Saturday, June 30, 2007

JMO - Revisit the past

I saw this poster in an article about show of posters by Shepard Fairey. It reminded me about the talk over discussing the period of late 2002 to March 2003 when George Bush and company - I would say his administration but Cheney, etal. are running the White House like a corporation than as the President and the Excutive Branch of the government - made the case for the invastion and occupation of Iraq. And the role Congress played in passing the war authorization bill which started the whole chain of events we now live with here in the U.S. and with our international reputation for democracy, civil rights and human rights.

And while I agree we need to focus on the ways to resolve the dilemma we're now stuck in Iraq, no thanks to both sides - the President, etal and Congress, I feel we need to always revisit that period and determine what happened, what went wrong and who did what and why. It's the old adage, if we don't learn from a review of this we'll do it again, and the next President will have the lessons and tricks of Bush to use for their case for war, much of which may be wrong, unethical and/or illegal.

So there is meit to looking at the past and there are valid reasons to be more hesitant the next time, if not staunchly against it without clear and overwhelming evidence, and not imaginary, manipulated or falsified information. And while much of my anger is focused at Bush and company, my real anger is aimed at congress and the media. Congress in the shadow of 9/11 was bullied into a war that has far exceeded the cost in lives and resources than the act of 9/11 itself and the media in fear of their own shadow was bullied into following lock step with the President and not doing their job of questioning the facts and story.

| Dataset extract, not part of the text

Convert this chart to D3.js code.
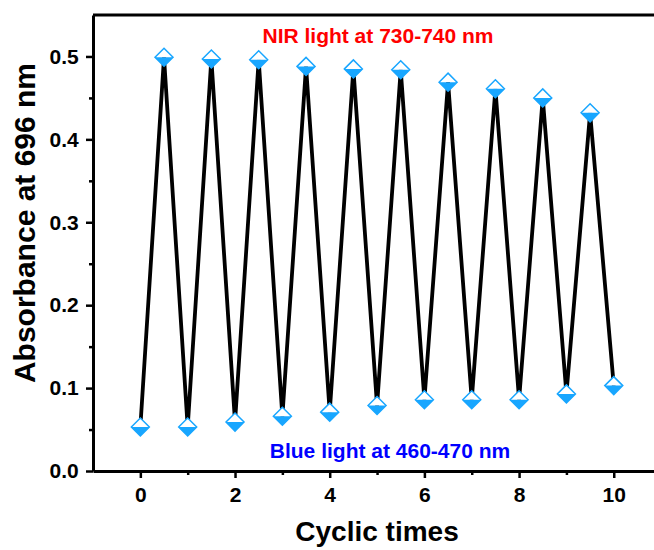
<!DOCTYPE html>
<html>
<head>
<meta charset="utf-8">
<script src="https://cdn.jsdelivr.net/npm/d3@7/dist/d3.min.js"></script>
<style>
  html, body { margin: 0; padding: 0; background: #fff; }
  svg { display: block; }
  text { font-family: "Liberation Sans", Arial, sans-serif; font-weight: bold; }
</style>
</head>
<body>
<svg id="chart" width="654" height="550"></svg>
<script>
// Switching cycles: blue light (whole cycles) and NIR light (half cycles)
const cycleTimes = [0, 0.5, 1, 1.5, 2, 2.5, 3, 3.5, 4, 4.5, 5, 5.5, 6, 6.5, 7, 7.5, 8, 8.5, 9, 9.5, 10];
const absorbance = [0.053, 0.499, 0.053, 0.497, 0.059, 0.496, 0.066, 0.488, 0.071, 0.485,
                    0.079, 0.484, 0.086, 0.469, 0.086, 0.461, 0.086, 0.450, 0.093, 0.432, 0.103];

const xMajorTicks = [0, 2, 4, 6, 8, 10];
const xMinorTicks = [1, 3, 5, 7, 9];
const yMajorTicks = [0.0, 0.1, 0.2, 0.3, 0.4, 0.5];
const yMinorTicks = [0.05, 0.15, 0.25, 0.35, 0.45];

const labels = {
  x: "Cyclic times",
  y: "Absorbance at 696 nm",
  nir: "NIR light at 730-740 nm",
  blue: "Blue light at 460-470 nm"
};

const markerColor = "#18a6ff";

const svg = d3.select("#chart");
const plotLeft = 93, plotRight = 654, plotTop = 15, plotBottom = 471;

const x = d3.scaleLinear().domain([-1, 10.85]).range([plotLeft, plotRight]);
const y = d3.scaleLinear().domain([0, 0.55]).range([plotBottom, plotTop]);

const points = cycleTimes.map((t, i) => ({ t, a: absorbance[i] }));

// top frame line
svg.append("line")
  .attr("x1", plotLeft).attr("x2", plotRight)
  .attr("y1", plotTop).attr("y2", plotTop)
  .attr("stroke", "#000").attr("stroke-width", 3);

// x axis (major + minor)
const xAxis = svg.append("g").attr("transform", `translate(0,${plotBottom})`);
xAxis.call(d3.axisBottom(x).tickValues(xMajorTicks).tickFormat(d3.format("d")).tickSize(7).tickSizeOuter(0));
xAxis.append("g").call(d3.axisBottom(x).tickValues(xMinorTicks).tickFormat("").tickSize(4).tickSizeOuter(0))
  .select(".domain").remove();

// y axis (major + minor)
const yAxis = svg.append("g").attr("transform", `translate(${plotLeft},0)`);
yAxis.call(d3.axisLeft(y).tickValues(yMajorTicks).tickFormat(d3.format(".1f")).tickSize(7).tickSizeOuter(0));
yAxis.append("g").call(d3.axisLeft(y).tickValues(yMinorTicks).tickFormat("").tickSize(4).tickSizeOuter(0))
  .select(".domain").remove();

svg.selectAll(".domain").attr("stroke", "#000").attr("stroke-width", 3);
svg.selectAll(".tick line").attr("stroke", "#000").attr("stroke-width", 2.5);
svg.selectAll(".tick text").attr("fill", "#000").style("font-size", "21px")
  .style("font-family", "'Liberation Sans', Arial, sans-serif").style("font-weight", "bold");
xAxis.selectAll(".tick text").attr("dy", "1.0em");
yAxis.selectAll(".tick text").attr("dx", "-0.2em");

// axis titles
svg.append("text")
  .attr("x", 377).attr("y", 541)
  .attr("text-anchor", "middle")
  .style("font-size", "28px")
  .text(labels.x);

svg.append("text")
  .attr("transform", `translate(35,223) rotate(-90)`)
  .attr("text-anchor", "middle")
  .style("font-size", "30px")
  .text(labels.y);

// annotations
svg.append("text")
  .attr("x", 378).attr("y", 43)
  .attr("text-anchor", "middle")
  .attr("fill", "#ff0000")
  .style("font-size", "21px")
  .text(labels.nir);

svg.append("text")
  .attr("x", 390).attr("y", 458)
  .attr("text-anchor", "middle")
  .attr("fill", "#0000ff")
  .style("font-size", "21px")
  .text(labels.blue);

// zig-zag line
const line = d3.line().x(d => x(d.t)).y(d => y(d.a));
svg.append("path")
  .datum(points)
  .attr("d", line)
  .attr("fill", "none")
  .attr("stroke", "#000")
  .attr("stroke-width", 3.8)
  .attr("stroke-linejoin", "miter");

// half-filled diamond markers
const r = 9;
const mk = svg.append("g").selectAll("g").data(points).join("g")
  .attr("transform", d => `translate(${x(d.t)},${y(d.a)})`);
mk.append("path")
  .attr("d", `M${-r},0L0,${-r}L${r},0Z`)
  .attr("fill", "#fff");
mk.append("path")
  .attr("d", `M${-r},0L0,${r}L${r},0Z`)
  .attr("fill", markerColor);
mk.append("path")
  .attr("d", `M${-r},0L0,${-r}L${r},0L0,${r}Z`)
  .attr("fill", "none")
  .attr("stroke", markerColor)
  .attr("stroke-width", 1.5);
</script>
</body>
</html>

I think everyone of those in Congress who voted for the war not only owes the people of this country an apology, and especially to the families of the dead and injured soldiers, but owes us an explanation why they didn't stand up and ask questions. This was not something that should have been secret, they used our money and lives to fight a war that has proven now to be unjust, illegal and flat out wrong for the American people and in the fight against terrorists.

Every member of Congress who voted for the war failed to do their job representing the American people. They chose the route the President handed them and acquiesced their power to the war mongers at the White House and the President who was driven by religous fervor to wage a war against Muslims. The members owe us the right to ask them to resign in their failure to do their job. I don't care how long they have served or how well they have served, the honor of being a representative of the people was neglected and they should ask us for the right to stay on this one subject alone.

And I don't mean an election but a referendum about their role in the lead up to and vote for the war. Nothing else. What did they know, and if they didn't tell us everything, why not. We demand honesty from them than politicial rhetoric or lies. And next time a President asks Congress to wage war, follow the advice they give us about drugs and/or almost anything else, just say no. No, empathically until the American people have been give the facts and reasons, and allowed to express their views about committing American lives again in the name of something.

We all are patriots, let's not forget that fact. And being patriots, we're owed the truth and the right to say no unless we're convinced of the rightness of the act to go to war.